:: Given request ::
Gather all lines containing the string "this" and copy them out.

## start Available records

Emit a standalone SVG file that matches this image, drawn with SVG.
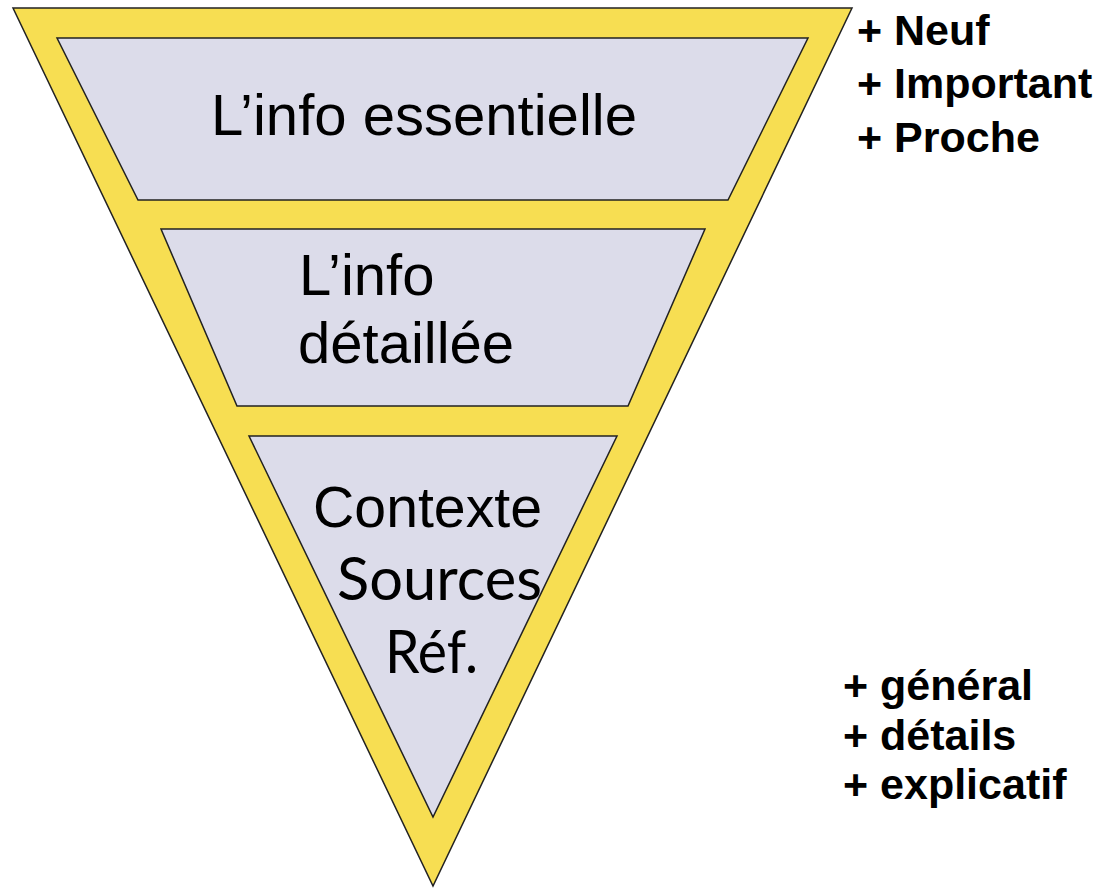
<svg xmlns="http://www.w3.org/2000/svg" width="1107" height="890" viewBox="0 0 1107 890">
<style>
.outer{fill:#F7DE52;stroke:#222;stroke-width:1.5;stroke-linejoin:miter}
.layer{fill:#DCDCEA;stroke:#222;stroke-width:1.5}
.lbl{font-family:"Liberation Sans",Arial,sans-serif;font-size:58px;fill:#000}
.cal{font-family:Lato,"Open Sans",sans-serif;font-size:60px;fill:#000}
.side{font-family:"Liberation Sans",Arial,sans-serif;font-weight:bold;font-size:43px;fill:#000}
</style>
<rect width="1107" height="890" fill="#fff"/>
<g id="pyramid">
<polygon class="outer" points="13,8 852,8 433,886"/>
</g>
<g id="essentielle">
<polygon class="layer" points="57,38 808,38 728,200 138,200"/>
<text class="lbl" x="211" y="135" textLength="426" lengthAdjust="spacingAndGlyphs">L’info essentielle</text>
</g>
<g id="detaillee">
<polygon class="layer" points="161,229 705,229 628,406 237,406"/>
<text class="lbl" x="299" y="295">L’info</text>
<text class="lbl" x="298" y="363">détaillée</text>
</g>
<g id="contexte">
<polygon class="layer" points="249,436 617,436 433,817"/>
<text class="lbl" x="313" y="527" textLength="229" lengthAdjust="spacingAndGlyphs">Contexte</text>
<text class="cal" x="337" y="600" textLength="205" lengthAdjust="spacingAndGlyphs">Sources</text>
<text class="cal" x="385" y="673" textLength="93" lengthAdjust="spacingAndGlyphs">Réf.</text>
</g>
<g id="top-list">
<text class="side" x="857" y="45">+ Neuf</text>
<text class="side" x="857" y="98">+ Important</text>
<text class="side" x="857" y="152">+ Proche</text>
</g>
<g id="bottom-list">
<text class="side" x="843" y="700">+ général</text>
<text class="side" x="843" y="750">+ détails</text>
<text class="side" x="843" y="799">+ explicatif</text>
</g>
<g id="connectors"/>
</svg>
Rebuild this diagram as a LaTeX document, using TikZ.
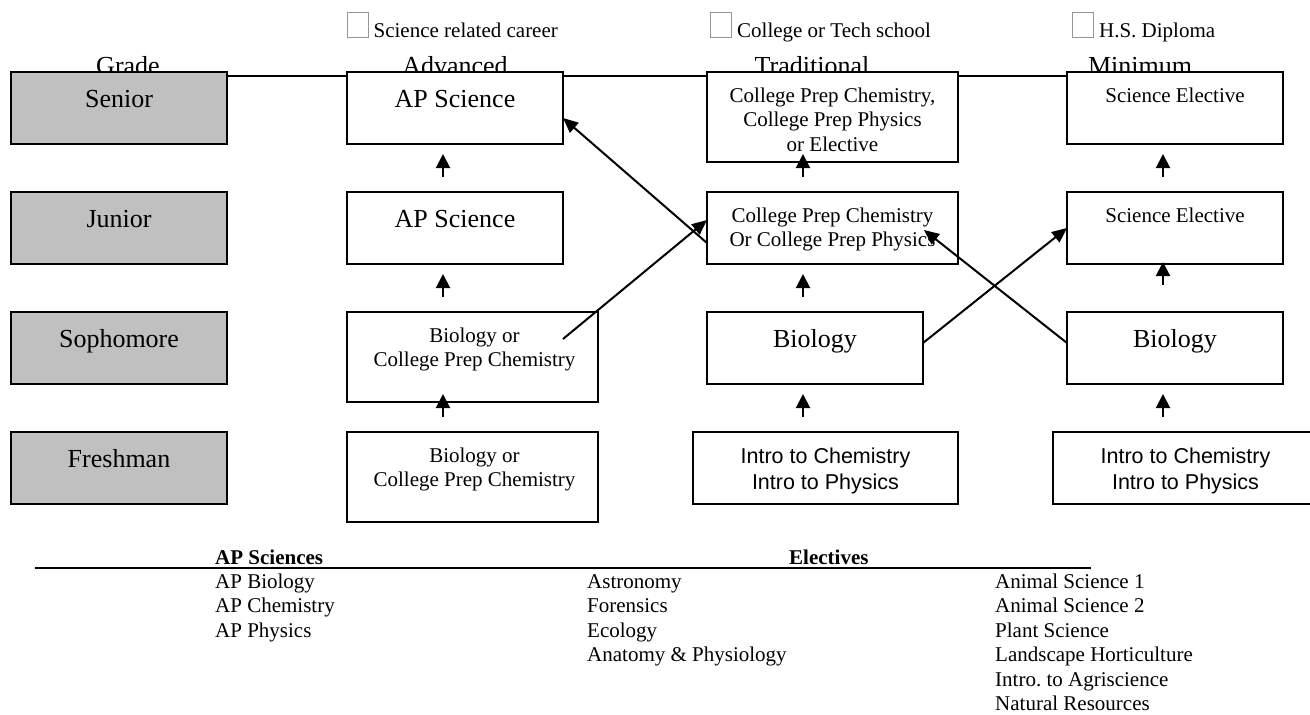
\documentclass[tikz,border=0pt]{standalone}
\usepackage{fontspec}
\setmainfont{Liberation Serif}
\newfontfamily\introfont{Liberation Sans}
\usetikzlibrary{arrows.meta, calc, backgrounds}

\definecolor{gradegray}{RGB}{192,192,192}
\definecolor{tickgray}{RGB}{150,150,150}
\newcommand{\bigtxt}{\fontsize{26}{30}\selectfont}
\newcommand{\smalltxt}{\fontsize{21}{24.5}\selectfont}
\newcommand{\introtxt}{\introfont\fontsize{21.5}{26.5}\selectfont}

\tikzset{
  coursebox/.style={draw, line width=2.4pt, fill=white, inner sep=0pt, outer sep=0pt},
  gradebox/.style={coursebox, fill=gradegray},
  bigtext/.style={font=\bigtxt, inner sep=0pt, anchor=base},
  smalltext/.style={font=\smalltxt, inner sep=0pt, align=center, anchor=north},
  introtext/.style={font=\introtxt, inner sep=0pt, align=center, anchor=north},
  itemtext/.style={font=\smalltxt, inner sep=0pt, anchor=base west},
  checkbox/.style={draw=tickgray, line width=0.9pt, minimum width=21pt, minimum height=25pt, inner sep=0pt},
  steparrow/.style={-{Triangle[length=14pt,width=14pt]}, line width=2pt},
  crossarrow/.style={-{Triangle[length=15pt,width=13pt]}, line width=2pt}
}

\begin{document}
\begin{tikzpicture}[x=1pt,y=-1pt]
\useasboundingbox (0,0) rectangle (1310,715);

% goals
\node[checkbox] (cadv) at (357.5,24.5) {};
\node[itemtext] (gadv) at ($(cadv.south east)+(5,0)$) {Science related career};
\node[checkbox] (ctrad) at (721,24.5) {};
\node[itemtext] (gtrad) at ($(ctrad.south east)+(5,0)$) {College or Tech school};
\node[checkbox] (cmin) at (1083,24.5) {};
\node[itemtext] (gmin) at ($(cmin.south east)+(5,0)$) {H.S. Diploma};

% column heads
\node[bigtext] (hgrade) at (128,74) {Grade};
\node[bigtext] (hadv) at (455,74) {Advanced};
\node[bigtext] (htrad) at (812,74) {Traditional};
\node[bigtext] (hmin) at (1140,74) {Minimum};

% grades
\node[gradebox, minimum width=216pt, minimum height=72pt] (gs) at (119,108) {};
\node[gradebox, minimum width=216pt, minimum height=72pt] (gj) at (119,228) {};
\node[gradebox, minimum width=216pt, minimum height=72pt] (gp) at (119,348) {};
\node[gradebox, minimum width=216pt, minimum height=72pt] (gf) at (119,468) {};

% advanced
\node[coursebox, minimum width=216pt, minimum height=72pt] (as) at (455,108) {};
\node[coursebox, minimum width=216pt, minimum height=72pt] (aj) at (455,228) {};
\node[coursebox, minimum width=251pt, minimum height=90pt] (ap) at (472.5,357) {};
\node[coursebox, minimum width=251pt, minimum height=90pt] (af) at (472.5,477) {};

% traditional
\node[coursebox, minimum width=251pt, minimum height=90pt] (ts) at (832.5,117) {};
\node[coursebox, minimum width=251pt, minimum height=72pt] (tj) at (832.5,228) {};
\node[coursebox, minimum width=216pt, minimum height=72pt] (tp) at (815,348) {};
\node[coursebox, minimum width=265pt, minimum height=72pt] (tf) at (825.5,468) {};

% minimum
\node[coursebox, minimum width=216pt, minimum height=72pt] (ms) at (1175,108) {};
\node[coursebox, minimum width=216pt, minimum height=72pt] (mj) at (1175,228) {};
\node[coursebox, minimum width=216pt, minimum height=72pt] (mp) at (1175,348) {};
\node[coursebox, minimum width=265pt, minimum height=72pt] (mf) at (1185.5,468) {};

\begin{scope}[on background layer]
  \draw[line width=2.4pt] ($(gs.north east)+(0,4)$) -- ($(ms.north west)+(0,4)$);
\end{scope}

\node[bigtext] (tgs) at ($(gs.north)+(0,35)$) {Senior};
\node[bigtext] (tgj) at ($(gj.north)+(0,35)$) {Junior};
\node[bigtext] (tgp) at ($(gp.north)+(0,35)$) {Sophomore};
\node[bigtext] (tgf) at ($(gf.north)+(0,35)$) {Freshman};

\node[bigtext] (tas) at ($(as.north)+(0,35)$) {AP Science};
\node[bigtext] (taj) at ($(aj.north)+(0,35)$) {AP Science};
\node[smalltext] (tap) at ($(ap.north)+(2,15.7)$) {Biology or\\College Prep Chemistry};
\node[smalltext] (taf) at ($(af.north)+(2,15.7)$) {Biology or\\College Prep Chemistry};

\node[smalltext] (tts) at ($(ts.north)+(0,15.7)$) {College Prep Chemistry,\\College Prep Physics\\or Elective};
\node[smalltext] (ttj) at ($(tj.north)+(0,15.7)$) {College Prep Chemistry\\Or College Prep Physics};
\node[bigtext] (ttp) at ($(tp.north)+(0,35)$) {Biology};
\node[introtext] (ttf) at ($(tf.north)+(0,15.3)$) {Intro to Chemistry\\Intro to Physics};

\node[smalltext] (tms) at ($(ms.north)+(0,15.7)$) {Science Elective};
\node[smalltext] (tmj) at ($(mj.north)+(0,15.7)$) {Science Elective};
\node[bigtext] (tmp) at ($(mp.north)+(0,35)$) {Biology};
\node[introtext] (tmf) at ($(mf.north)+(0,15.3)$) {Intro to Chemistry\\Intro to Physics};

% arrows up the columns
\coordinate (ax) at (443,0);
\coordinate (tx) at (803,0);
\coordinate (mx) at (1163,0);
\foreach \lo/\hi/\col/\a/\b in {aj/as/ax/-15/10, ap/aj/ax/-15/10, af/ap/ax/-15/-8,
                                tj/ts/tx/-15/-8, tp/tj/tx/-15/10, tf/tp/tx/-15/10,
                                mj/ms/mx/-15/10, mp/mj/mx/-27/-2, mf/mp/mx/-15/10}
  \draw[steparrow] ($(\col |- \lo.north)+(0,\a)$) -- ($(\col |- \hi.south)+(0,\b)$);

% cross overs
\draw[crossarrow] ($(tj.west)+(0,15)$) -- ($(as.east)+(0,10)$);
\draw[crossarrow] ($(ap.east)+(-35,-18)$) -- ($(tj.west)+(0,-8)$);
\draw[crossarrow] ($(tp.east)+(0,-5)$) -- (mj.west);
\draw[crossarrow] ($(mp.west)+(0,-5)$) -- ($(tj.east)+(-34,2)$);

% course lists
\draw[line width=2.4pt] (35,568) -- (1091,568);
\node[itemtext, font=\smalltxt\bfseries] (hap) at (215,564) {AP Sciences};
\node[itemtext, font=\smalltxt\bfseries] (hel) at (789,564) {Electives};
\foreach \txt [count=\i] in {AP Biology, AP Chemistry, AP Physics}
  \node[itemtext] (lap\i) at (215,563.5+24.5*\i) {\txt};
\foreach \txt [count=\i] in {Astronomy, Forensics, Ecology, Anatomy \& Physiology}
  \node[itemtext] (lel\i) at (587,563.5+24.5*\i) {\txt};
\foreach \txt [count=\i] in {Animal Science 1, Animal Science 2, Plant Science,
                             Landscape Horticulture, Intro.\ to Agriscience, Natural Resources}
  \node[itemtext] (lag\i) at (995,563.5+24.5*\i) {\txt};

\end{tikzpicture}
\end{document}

## end Available records

:: Correct output ::
Emit a standalone SVG file that matches this image, drawn with SVG.
Rebuild this diagram as a LaTeX document, using TikZ.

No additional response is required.